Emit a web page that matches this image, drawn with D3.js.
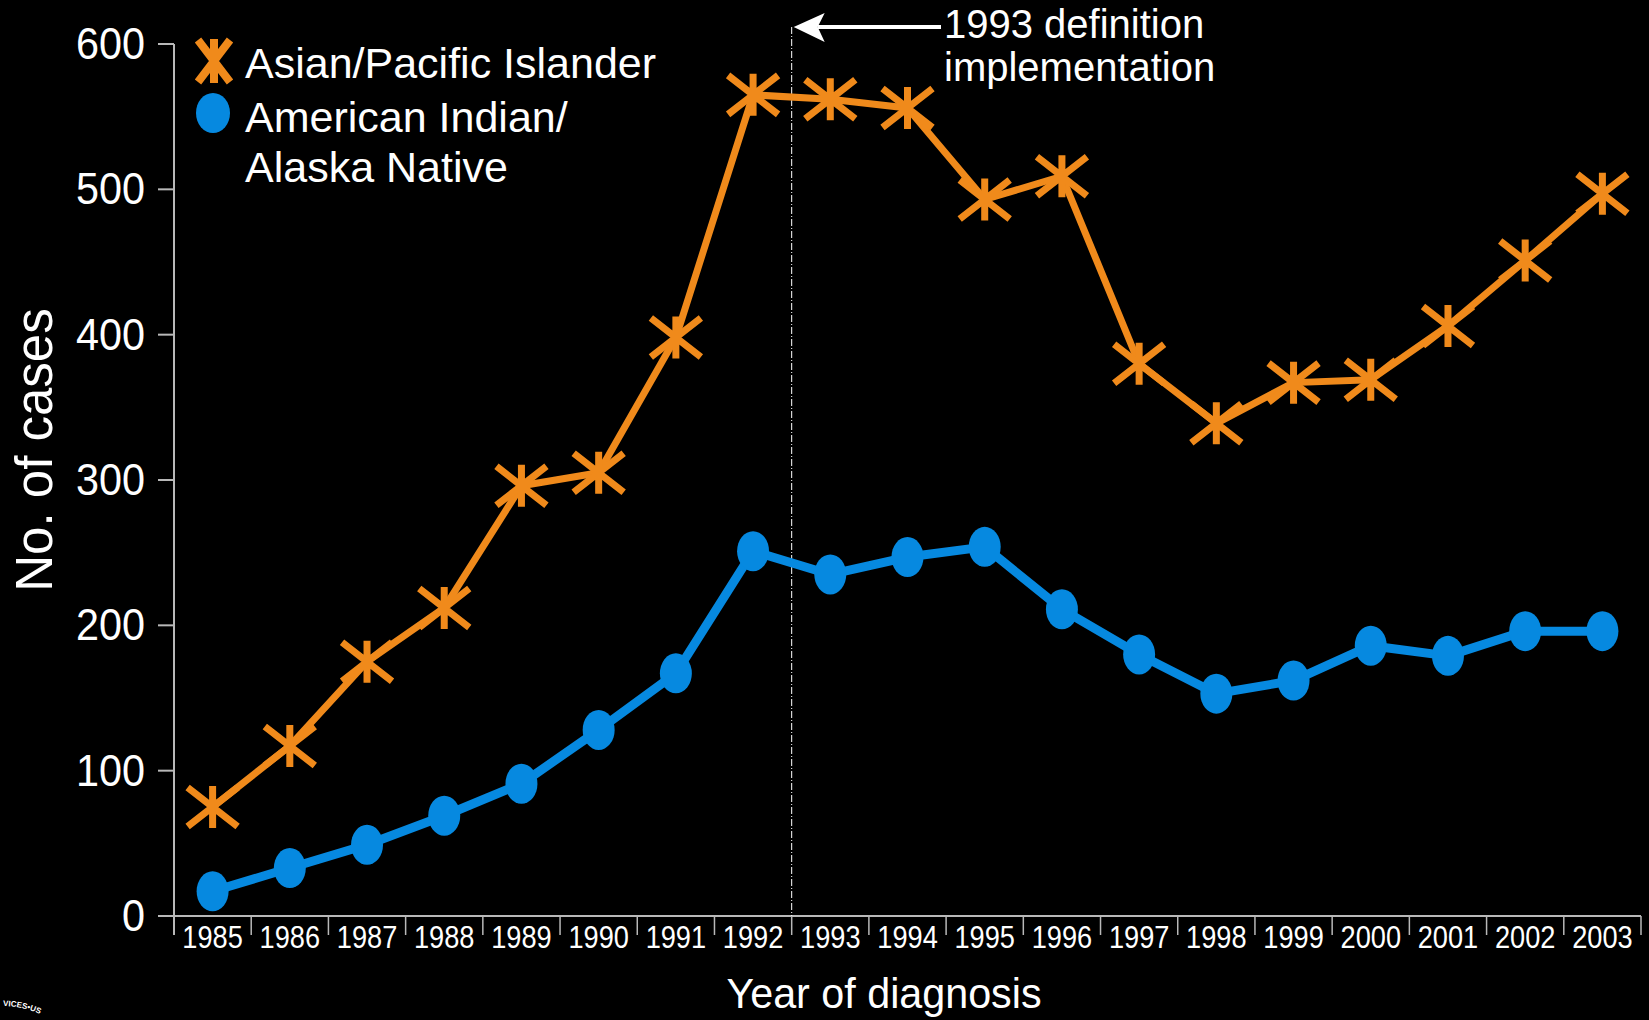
<!DOCTYPE html>
<html><head><meta charset="utf-8">
<script src="https://cdn.jsdelivr.net/npm/d3@7"></script>
<style>
body{margin:0;background:#000;}
svg{display:block;background:#000;}
text{font-family:"Liberation Sans",Arial,Helvetica,sans-serif;fill:#fff;}
</style>
</head><body>
<svg id="chart" width="1649" height="1020"></svg>
<script>
// ---- data ----
const years = [1985,1986,1987,1988,1989,1990,1991,1992,1993,1994,1995,1996,1997,1998,1999,2000,2001,2002,2003];
const asianPacificIslander = [75,117,175,212,296,305,398,565,562,556,493,509,380,339,367,369,406,451,497];
const americanIndianAlaskaNative = [17,33,49,69,91,128,167,251,235,247,254,211,180,153,162,186,179,196,196];
const yTickValues = [0,100,200,300,400,500,600];
const legendLines = ["Asian/Pacific Islander","American Indian/","Alaska Native"];
const annotationLines = ["1993 definition","implementation"];
const annotationYear = 1993;
const xTitle = "Year of diagnosis";
const yTitle = "No. of cases";
const sealText = "VICES\u2022US";

const ORANGE = "#F08A1B", BLUE = "#0689E0", AXIS = "#B8B8B8";

const svg = d3.select("#chart");
const x = d3.scaleBand().domain(years).range([174,1641]).padding(0);
const y = d3.scaleLinear().domain([0,600]).range([916,44]);
const cx = d => x(d) + x.bandwidth()/2;

// ---- axes ----
const gAx = svg.append("g");
gAx.append("line").attr("x1",174).attr("x2",174).attr("y1",y(600)).attr("y2",y(0)+19)
  .attr("stroke",AXIS).attr("stroke-width",2);
gAx.selectAll(".yt").data(yTickValues).enter().append("line")
  .attr("x1",158).attr("x2",174).attr("y1",d=>y(d)).attr("y2",d=>y(d))
  .attr("stroke",AXIS).attr("stroke-width",2);
gAx.selectAll(".yl").data(yTickValues).enter().append("text")
  .attr("transform",d=>`translate(145,${y(d)+15}) scale(0.94,1)`).attr("text-anchor","end")
  .attr("font-size",44).text(d=>d);
gAx.append("line").attr("x1",158).attr("x2",1641).attr("y1",y(0)).attr("y2",y(0))
  .attr("stroke",AXIS).attr("stroke-width",2);
const boundaries = years.map(d=>x(d)).concat([x(years[years.length-1])+x.bandwidth()]);
gAx.selectAll(".xt").data(boundaries.slice(1)).enter().append("line")
  .attr("x1",d=>d).attr("x2",d=>d).attr("y1",y(0)).attr("y2",y(0)+19)
  .attr("stroke",AXIS).attr("stroke-width",1.5);
gAx.selectAll(".xl").data(years).enter().append("text")
  .attr("transform",d=>`translate(${cx(d)},948) scale(0.85,1)`)
  .attr("text-anchor","middle").attr("font-size",32).text(d=>d);

// titles
svg.append("text").attr("transform","translate(884,1008) scale(0.96,1)").attr("text-anchor","middle")
  .attr("font-size",43).text(xTitle);
svg.append("text").attr("transform","translate(52,450) rotate(-90)")
  .attr("text-anchor","middle").attr("font-size",51).text(yTitle);

// ---- annotation ----
const annX = x(annotationYear);
svg.append("line").attr("x1",annX).attr("x2",annX).attr("y1",27).attr("y2",y(0))
  .attr("stroke","#fff").attr("stroke-width",1).attr("stroke-dasharray","7,2,1,2");
svg.append("line").attr("x1",annX+26).attr("x2",941).attr("y1",27).attr("y2",27)
  .attr("stroke","#fff").attr("stroke-width",4);
svg.append("path").attr("d",`M${annX+2},27 L${annX+33},13 L${annX+26},27 L${annX+33},42 Z`).attr("fill","#fff");
svg.selectAll(".ann").data(annotationLines).enter().append("text")
  .attr("x",944).attr("y",(d,i)=>38+i*43).attr("font-size",40).text(d=>d);

// ---- lines ----
const line = d3.line().x((d,i)=>cx(years[i])).y(d=>y(d));
svg.append("path").datum(americanIndianAlaskaNative).attr("d",line)
  .attr("fill","none").attr("stroke",BLUE).attr("stroke-width",9).attr("stroke-linejoin","round");
svg.append("path").datum(asianPacificIslander).attr("d",line)
  .attr("fill","none").attr("stroke",ORANGE).attr("stroke-width",7).attr("stroke-linejoin","round");

svg.selectAll(".dot").data(americanIndianAlaskaNative).enter().append("ellipse")
  .attr("cx",(d,i)=>cx(years[i])).attr("cy",d=>y(d)).attr("rx",16).attr("ry",20).attr("fill",BLUE);
const star = "M0,-21V21M-25,-19.5L25,19.5M-25,19.5L25,-19.5";
svg.selectAll(".star").data(asianPacificIslander).enter().append("path")
  .attr("d",star).attr("transform",(d,i)=>`translate(${cx(years[i])},${y(d)})`)
  .attr("stroke",ORANGE).attr("stroke-width",7).attr("fill","none");

// ---- legend ----
svg.append("path").attr("d","M0,-22V22M-16,-21L16,21M-16,21L16,-21")
  .attr("transform","translate(214,61)").attr("stroke",ORANGE).attr("stroke-width",8).attr("fill","none");
svg.append("ellipse").attr("cx",213).attr("cy",113).attr("rx",17).attr("ry",20).attr("fill",BLUE);
svg.selectAll(".leg").data(legendLines).enter().append("text")
  .attr("x",245).attr("y",(d,i)=>[78,132,182][i]).attr("font-size",43).text(d=>d);

// ---- seal fragment bottom-left ----
const defs = svg.append("defs");
defs.append("path").attr("id","sealArc").attr("d","M3,1006 A92,92 0 0,1 42,1015");
svg.append("text").attr("font-size",8).attr("font-weight","bold")
  .append("textPath").attr("href","#sealArc").attr("startOffset","0").text(sealText);
</script>
</body></html>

# [Objective]
Without the pictures, write out all of the material exactly.

# [Task solution]
Emit a web page that matches this image, drawn with D3.js.
<!DOCTYPE html>
<html><head><meta charset="utf-8">
<script src="https://cdn.jsdelivr.net/npm/d3@7"></script>
<style>
body{margin:0;background:#000;}
svg{display:block;background:#000;}
text{font-family:"Liberation Sans",Arial,Helvetica,sans-serif;fill:#fff;}
</style>
</head><body>
<svg id="chart" width="1649" height="1020"></svg>
<script>
// ---- data ----
const years = [1985,1986,1987,1988,1989,1990,1991,1992,1993,1994,1995,1996,1997,1998,1999,2000,2001,2002,2003];
const asianPacificIslander = [75,117,175,212,296,305,398,565,562,556,493,509,380,339,367,369,406,451,497];
const americanIndianAlaskaNative = [17,33,49,69,91,128,167,251,235,247,254,211,180,153,162,186,179,196,196];
const yTickValues = [0,100,200,300,400,500,600];
const legendLines = ["Asian/Pacific Islander","American Indian/","Alaska Native"];
const annotationLines = ["1993 definition","implementation"];
const annotationYear = 1993;
const xTitle = "Year of diagnosis";
const yTitle = "No. of cases";
const sealText = "VICES\u2022US";

const ORANGE = "#F08A1B", BLUE = "#0689E0", AXIS = "#B8B8B8";

const svg = d3.select("#chart");
const x = d3.scaleBand().domain(years).range([174,1641]).padding(0);
const y = d3.scaleLinear().domain([0,600]).range([916,44]);
const cx = d => x(d) + x.bandwidth()/2;

// ---- axes ----
const gAx = svg.append("g");
gAx.append("line").attr("x1",174).attr("x2",174).attr("y1",y(600)).attr("y2",y(0)+19)
  .attr("stroke",AXIS).attr("stroke-width",2);
gAx.selectAll(".yt").data(yTickValues).enter().append("line")
  .attr("x1",158).attr("x2",174).attr("y1",d=>y(d)).attr("y2",d=>y(d))
  .attr("stroke",AXIS).attr("stroke-width",2);
gAx.selectAll(".yl").data(yTickValues).enter().append("text")
  .attr("transform",d=>`translate(145,${y(d)+15}) scale(0.94,1)`).attr("text-anchor","end")
  .attr("font-size",44).text(d=>d);
gAx.append("line").attr("x1",158).attr("x2",1641).attr("y1",y(0)).attr("y2",y(0))
  .attr("stroke",AXIS).attr("stroke-width",2);
const boundaries = years.map(d=>x(d)).concat([x(years[years.length-1])+x.bandwidth()]);
gAx.selectAll(".xt").data(boundaries.slice(1)).enter().append("line")
  .attr("x1",d=>d).attr("x2",d=>d).attr("y1",y(0)).attr("y2",y(0)+19)
  .attr("stroke",AXIS).attr("stroke-width",1.5);
gAx.selectAll(".xl").data(years).enter().append("text")
  .attr("transform",d=>`translate(${cx(d)},948) scale(0.85,1)`)
  .attr("text-anchor","middle").attr("font-size",32).text(d=>d);

// titles
svg.append("text").attr("transform","translate(884,1008) scale(0.96,1)").attr("text-anchor","middle")
  .attr("font-size",43).text(xTitle);
svg.append("text").attr("transform","translate(52,450) rotate(-90)")
  .attr("text-anchor","middle").attr("font-size",51).text(yTitle);

// ---- annotation ----
const annX = x(annotationYear);
svg.append("line").attr("x1",annX).attr("x2",annX).attr("y1",27).attr("y2",y(0))
  .attr("stroke","#fff").attr("stroke-width",1).attr("stroke-dasharray","7,2,1,2");
svg.append("line").attr("x1",annX+26).attr("x2",941).attr("y1",27).attr("y2",27)
  .attr("stroke","#fff").attr("stroke-width",4);
svg.append("path").attr("d",`M${annX+2},27 L${annX+33},13 L${annX+26},27 L${annX+33},42 Z`).attr("fill","#fff");
svg.selectAll(".ann").data(annotationLines).enter().append("text")
  .attr("x",944).attr("y",(d,i)=>38+i*43).attr("font-size",40).text(d=>d);

// ---- lines ----
const line = d3.line().x((d,i)=>cx(years[i])).y(d=>y(d));
svg.append("path").datum(americanIndianAlaskaNative).attr("d",line)
  .attr("fill","none").attr("stroke",BLUE).attr("stroke-width",9).attr("stroke-linejoin","round");
svg.append("path").datum(asianPacificIslander).attr("d",line)
  .attr("fill","none").attr("stroke",ORANGE).attr("stroke-width",7).attr("stroke-linejoin","round");

svg.selectAll(".dot").data(americanIndianAlaskaNative).enter().append("ellipse")
  .attr("cx",(d,i)=>cx(years[i])).attr("cy",d=>y(d)).attr("rx",16).attr("ry",20).attr("fill",BLUE);
const star = "M0,-21V21M-25,-19.5L25,19.5M-25,19.5L25,-19.5";
svg.selectAll(".star").data(asianPacificIslander).enter().append("path")
  .attr("d",star).attr("transform",(d,i)=>`translate(${cx(years[i])},${y(d)})`)
  .attr("stroke",ORANGE).attr("stroke-width",7).attr("fill","none");

// ---- legend ----
svg.append("path").attr("d","M0,-22V22M-16,-21L16,21M-16,21L16,-21")
  .attr("transform","translate(214,61)").attr("stroke",ORANGE).attr("stroke-width",8).attr("fill","none");
svg.append("ellipse").attr("cx",213).attr("cy",113).attr("rx",17).attr("ry",20).attr("fill",BLUE);
svg.selectAll(".leg").data(legendLines).enter().append("text")
  .attr("x",245).attr("y",(d,i)=>[78,132,182][i]).attr("font-size",43).text(d=>d);

// ---- seal fragment bottom-left ----
const defs = svg.append("defs");
defs.append("path").attr("id","sealArc").attr("d","M3,1006 A92,92 0 0,1 42,1015");
svg.append("text").attr("font-size",8).attr("font-weight","bold")
  .append("textPath").attr("href","#sealArc").attr("startOffset","0").text(sealText);
</script>
</body></html>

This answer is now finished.